■ Challenge ■
Repeat the entries that follow verbatim, without any of their pictures.

■ Raw data ■
-.-.-
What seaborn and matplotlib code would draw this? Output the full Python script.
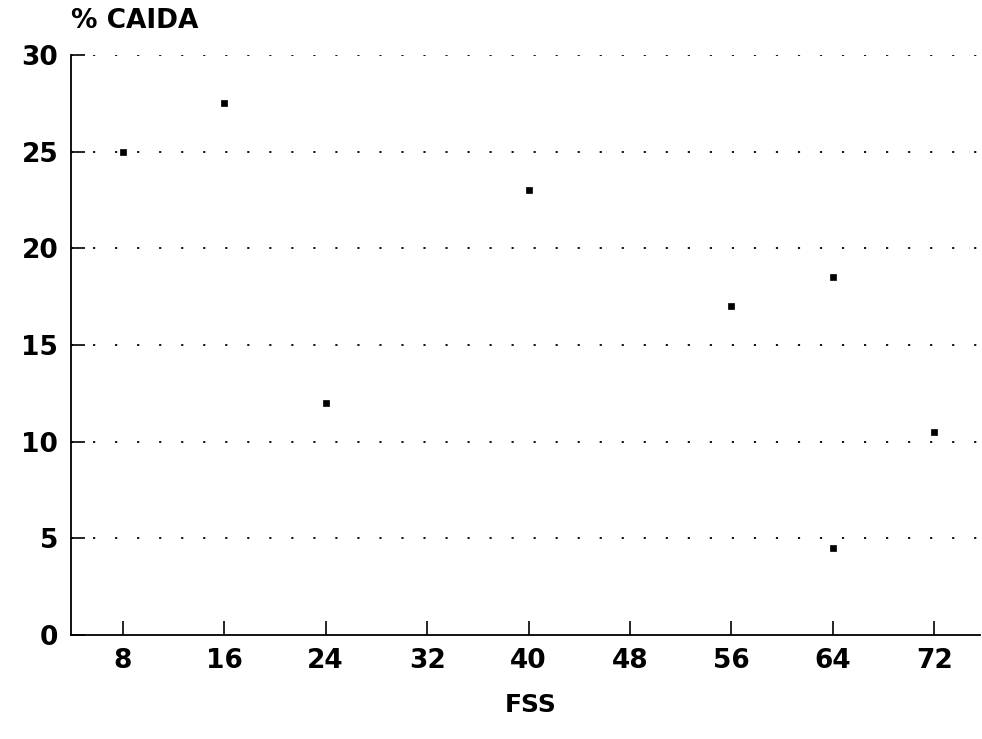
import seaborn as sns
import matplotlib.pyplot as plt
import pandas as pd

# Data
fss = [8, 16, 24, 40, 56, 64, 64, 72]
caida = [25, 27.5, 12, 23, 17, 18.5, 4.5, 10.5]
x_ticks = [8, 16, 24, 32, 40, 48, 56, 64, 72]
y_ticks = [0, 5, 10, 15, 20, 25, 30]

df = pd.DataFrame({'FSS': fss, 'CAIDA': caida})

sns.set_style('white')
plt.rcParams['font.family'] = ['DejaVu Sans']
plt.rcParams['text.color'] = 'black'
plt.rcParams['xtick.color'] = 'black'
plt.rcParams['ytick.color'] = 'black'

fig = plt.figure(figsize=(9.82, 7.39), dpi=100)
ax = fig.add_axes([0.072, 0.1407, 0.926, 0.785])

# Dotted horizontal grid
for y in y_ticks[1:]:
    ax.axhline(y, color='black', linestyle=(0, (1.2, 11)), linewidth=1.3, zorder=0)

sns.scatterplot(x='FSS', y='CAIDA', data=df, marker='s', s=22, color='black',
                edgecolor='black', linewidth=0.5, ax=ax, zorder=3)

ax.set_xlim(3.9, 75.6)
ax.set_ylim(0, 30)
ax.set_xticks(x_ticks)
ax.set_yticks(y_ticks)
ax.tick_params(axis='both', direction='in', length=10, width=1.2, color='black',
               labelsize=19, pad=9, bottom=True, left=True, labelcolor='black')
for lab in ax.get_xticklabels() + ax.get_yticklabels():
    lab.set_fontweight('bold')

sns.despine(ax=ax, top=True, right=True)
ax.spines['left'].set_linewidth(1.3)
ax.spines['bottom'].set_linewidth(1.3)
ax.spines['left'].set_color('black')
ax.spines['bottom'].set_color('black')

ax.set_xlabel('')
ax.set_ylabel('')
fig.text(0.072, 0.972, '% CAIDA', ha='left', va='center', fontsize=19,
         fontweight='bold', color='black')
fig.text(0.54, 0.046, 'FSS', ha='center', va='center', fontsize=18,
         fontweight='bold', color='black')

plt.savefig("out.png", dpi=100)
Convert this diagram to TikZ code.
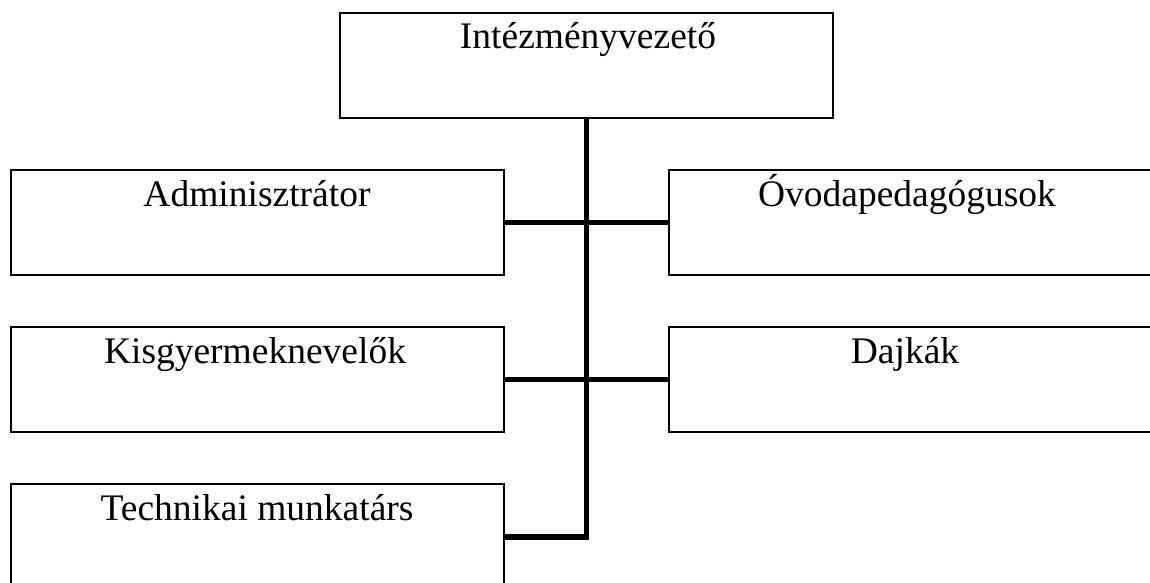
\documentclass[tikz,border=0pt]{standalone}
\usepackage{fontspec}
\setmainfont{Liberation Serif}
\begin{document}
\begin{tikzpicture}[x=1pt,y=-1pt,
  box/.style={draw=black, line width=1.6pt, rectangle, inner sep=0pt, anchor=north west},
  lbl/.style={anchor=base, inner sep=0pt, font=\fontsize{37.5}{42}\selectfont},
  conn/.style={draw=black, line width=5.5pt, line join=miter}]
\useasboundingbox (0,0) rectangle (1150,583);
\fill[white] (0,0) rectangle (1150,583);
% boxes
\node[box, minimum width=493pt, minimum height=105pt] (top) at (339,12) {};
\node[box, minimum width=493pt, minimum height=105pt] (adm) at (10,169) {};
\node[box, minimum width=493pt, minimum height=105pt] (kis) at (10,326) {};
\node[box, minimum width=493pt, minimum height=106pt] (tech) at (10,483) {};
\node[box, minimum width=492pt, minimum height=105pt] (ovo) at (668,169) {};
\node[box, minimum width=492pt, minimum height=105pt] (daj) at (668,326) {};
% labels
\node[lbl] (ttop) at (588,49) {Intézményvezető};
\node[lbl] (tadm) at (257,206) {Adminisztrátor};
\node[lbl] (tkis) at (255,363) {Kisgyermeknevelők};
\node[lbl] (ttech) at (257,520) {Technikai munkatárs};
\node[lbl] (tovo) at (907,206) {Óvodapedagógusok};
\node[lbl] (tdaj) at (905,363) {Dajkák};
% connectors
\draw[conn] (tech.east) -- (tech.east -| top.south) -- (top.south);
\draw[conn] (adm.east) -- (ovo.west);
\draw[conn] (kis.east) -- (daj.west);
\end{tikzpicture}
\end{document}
-.-.-
■ Problem solution ■
What seaborn and matplotlib code would draw this? Output the full Python script.
import seaborn as sns
import matplotlib.pyplot as plt
import pandas as pd

# Data
fss = [8, 16, 24, 40, 56, 64, 64, 72]
caida = [25, 27.5, 12, 23, 17, 18.5, 4.5, 10.5]
x_ticks = [8, 16, 24, 32, 40, 48, 56, 64, 72]
y_ticks = [0, 5, 10, 15, 20, 25, 30]

df = pd.DataFrame({'FSS': fss, 'CAIDA': caida})

sns.set_style('white')
plt.rcParams['font.family'] = ['DejaVu Sans']
plt.rcParams['text.color'] = 'black'
plt.rcParams['xtick.color'] = 'black'
plt.rcParams['ytick.color'] = 'black'

fig = plt.figure(figsize=(9.82, 7.39), dpi=100)
ax = fig.add_axes([0.072, 0.1407, 0.926, 0.785])

# Dotted horizontal grid
for y in y_ticks[1:]:
    ax.axhline(y, color='black', linestyle=(0, (1.2, 11)), linewidth=1.3, zorder=0)

sns.scatterplot(x='FSS', y='CAIDA', data=df, marker='s', s=22, color='black',
                edgecolor='black', linewidth=0.5, ax=ax, zorder=3)

ax.set_xlim(3.9, 75.6)
ax.set_ylim(0, 30)
ax.set_xticks(x_ticks)
ax.set_yticks(y_ticks)
ax.tick_params(axis='both', direction='in', length=10, width=1.2, color='black',
               labelsize=19, pad=9, bottom=True, left=True, labelcolor='black')
for lab in ax.get_xticklabels() + ax.get_yticklabels():
    lab.set_fontweight('bold')

sns.despine(ax=ax, top=True, right=True)
ax.spines['left'].set_linewidth(1.3)
ax.spines['bottom'].set_linewidth(1.3)
ax.spines['left'].set_color('black')
ax.spines['bottom'].set_color('black')

ax.set_xlabel('')
ax.set_ylabel('')
fig.text(0.072, 0.972, '% CAIDA', ha='left', va='center', fontsize=19,
         fontweight='bold', color='black')
fig.text(0.54, 0.046, 'FSS', ha='center', va='center', fontsize=18,
         fontweight='bold', color='black')

plt.savefig("out.png", dpi=100)
Convert this diagram to TikZ code.
\documentclass[tikz,border=0pt]{standalone}
\usepackage{fontspec}
\setmainfont{Liberation Serif}
\begin{document}
\begin{tikzpicture}[x=1pt,y=-1pt,
  box/.style={draw=black, line width=1.6pt, rectangle, inner sep=0pt, anchor=north west},
  lbl/.style={anchor=base, inner sep=0pt, font=\fontsize{37.5}{42}\selectfont},
  conn/.style={draw=black, line width=5.5pt, line join=miter}]
\useasboundingbox (0,0) rectangle (1150,583);
\fill[white] (0,0) rectangle (1150,583);
% boxes
\node[box, minimum width=493pt, minimum height=105pt] (top) at (339,12) {};
\node[box, minimum width=493pt, minimum height=105pt] (adm) at (10,169) {};
\node[box, minimum width=493pt, minimum height=105pt] (kis) at (10,326) {};
\node[box, minimum width=493pt, minimum height=106pt] (tech) at (10,483) {};
\node[box, minimum width=492pt, minimum height=105pt] (ovo) at (668,169) {};
\node[box, minimum width=492pt, minimum height=105pt] (daj) at (668,326) {};
% labels
\node[lbl] (ttop) at (588,49) {Intézményvezető};
\node[lbl] (tadm) at (257,206) {Adminisztrátor};
\node[lbl] (tkis) at (255,363) {Kisgyermeknevelők};
\node[lbl] (ttech) at (257,520) {Technikai munkatárs};
\node[lbl] (tovo) at (907,206) {Óvodapedagógusok};
\node[lbl] (tdaj) at (905,363) {Dajkák};
% connectors
\draw[conn] (tech.east) -- (tech.east -| top.south) -- (top.south);
\draw[conn] (adm.east) -- (ovo.west);
\draw[conn] (kis.east) -- (daj.west);
\end{tikzpicture}
\end{document}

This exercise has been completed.